All lines in the data bearing the string "code" should be identified and copied.

==== Recorded data

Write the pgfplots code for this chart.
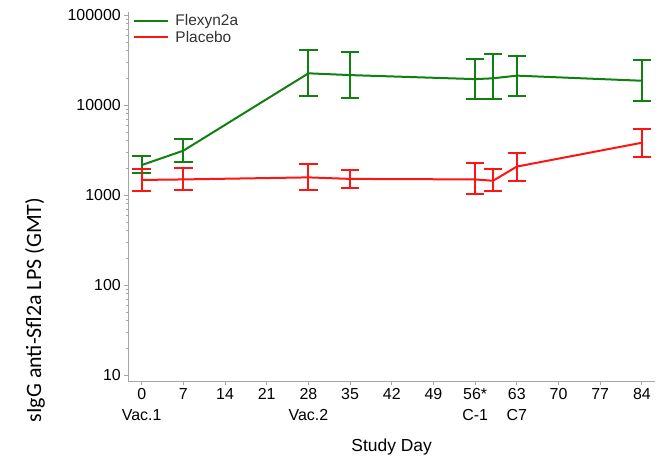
\documentclass[border=0pt]{standalone}
\usepackage{pgfplots}
\pgfplotsset{compat=1.18}
\usepackage{fontspec}
\setmainfont{Liberation Sans}
\newfontfamily\calibri{Carlito}
\definecolor{fgreen}{RGB}{16,128,16}
\definecolor{fred}{RGB}{255,20,20}
\definecolor{axgray}{RGB}{165,165,165}
\definecolor{legtext}{RGB}{50,50,50}
\pgfplotstableread{
d v ep em
0 2150 580 410
7 3110 1080 800
28 22500 18600 10000
35 21500 17000 9400
56 19400 13000 7700
59 19800 17100 8200
63 21200 13800 8600
84 18600 12800 7400
}\flex
\pgfplotstableread{
d v ep em
0 1470 470 360
7 1490 520 350
28 1570 620 430
35 1510 400 310
56 1490 780 470
59 1440 520 340
63 2070 880 640
84 3810 1600 1170
}\plac
\begin{document}
\begin{tikzpicture}
\useasboundingbox (-128.3bp,-75bp) rectangle (535.7bp,381bp);
\begin{axis}[
  at={(0,0)}, anchor=south west,
  scale only axis, width=526.7bp, height=369bp,
  ymode=log, xmin=-2.25, xmax=86.2, ymin=8.58, ymax=1.08e5,
  axis x line*=bottom, axis y line*=left,
  axis line style={axgray, line width=0.8bp},
  xtick={0,7,14,21,28,35,42,49,56,63,70,77,84},
  xticklabels={{0\\Vac.1},7,14,21,{28\\Vac.2},35,42,49,{56*\\C-1},{63\\C7},70,77,84},
  xticklabel style={align=center, font=\fontsize{16}{20.7}\selectfont},
  ytick={10,100,1000,10000,100000},
  yticklabels={10,100,1000,10000,100000},
  minor ytick={20,30,40,50,60,70,80,90,200,300,400,500,600,700,800,900,2000,3000,4000,5000,6000,7000,8000,9000,2e4,3e4,4e4,5e4,6e4,7e4,8e4,9e4},
  yticklabel style={font=\fontsize{16}{19}\selectfont},
  /pgf/number format/assume math mode=true,
  tick align=outside, major tick length=4bp, minor tick length=2.5bp,
  tick style={axgray, line width=0.8bp},
  xlabel={Study Day},
  xlabel style={at={(rel axis cs:0.5,0)}, anchor=base, yshift=-70bp, font=\fontsize{17.5}{20}\selectfont},
  ylabel={\calibri sIgG anti-Sfl2a LPS (GMT)},
  ylabel style={at={(rel axis cs:-0.1771,0.1924)}, anchor=center, font=\fontsize{22}{26}\selectfont},
  legend style={at={(rel axis cs:0,1)}, anchor=north west, draw=none, fill=none,
    font=\fontsize{15.5}{18}\selectfont, text=legtext, row sep=0bp, xshift=2bp, yshift=2bp,
    cells={anchor=west}},
  clip=false,
]
\addplot[fgreen, line width=2bp, mark=none,
  legend image code/.code={\draw[fgreen, line width=2bp] (0bp,0bp) -- (34bp,0bp); \path (38bp,0bp);},
  error bars/.cd, y dir=both, y explicit,
  error bar style={fgreen, line width=2bp},
  error mark options={fgreen, line width=2bp, mark size=9.3bp, rotate=90}]
  table[x=d, y=v, y error plus=ep, y error minus=em] {\flex};
\addlegendentry{Flexyn2a}
\addplot[fred, line width=2bp, mark=none,
  legend image code/.code={\draw[fred, line width=2bp] (0bp,0bp) -- (34bp,0bp); \path (38bp,0bp);},
  error bars/.cd, y dir=both, y explicit,
  error bar style={fred, line width=2bp},
  error mark options={fred, line width=2bp, mark size=9.3bp, rotate=90}]
  table[x=d, y=v, y error plus=ep, y error minus=em] {\plac};
\addlegendentry{Placebo}
\end{axis}
\end{tikzpicture}
\end{document}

========

**Exercise answer:**
Write the pgfplots code for this chart.
  legend image code/.code={\draw[fgreen, line width=2bp] (0bp,0bp) -- (34bp,0bp); \path (38bp,0bp);},
  legend image code/.code={\draw[fred, line width=2bp] (0bp,0bp) -- (34bp,0bp); \path (38bp,0bp);},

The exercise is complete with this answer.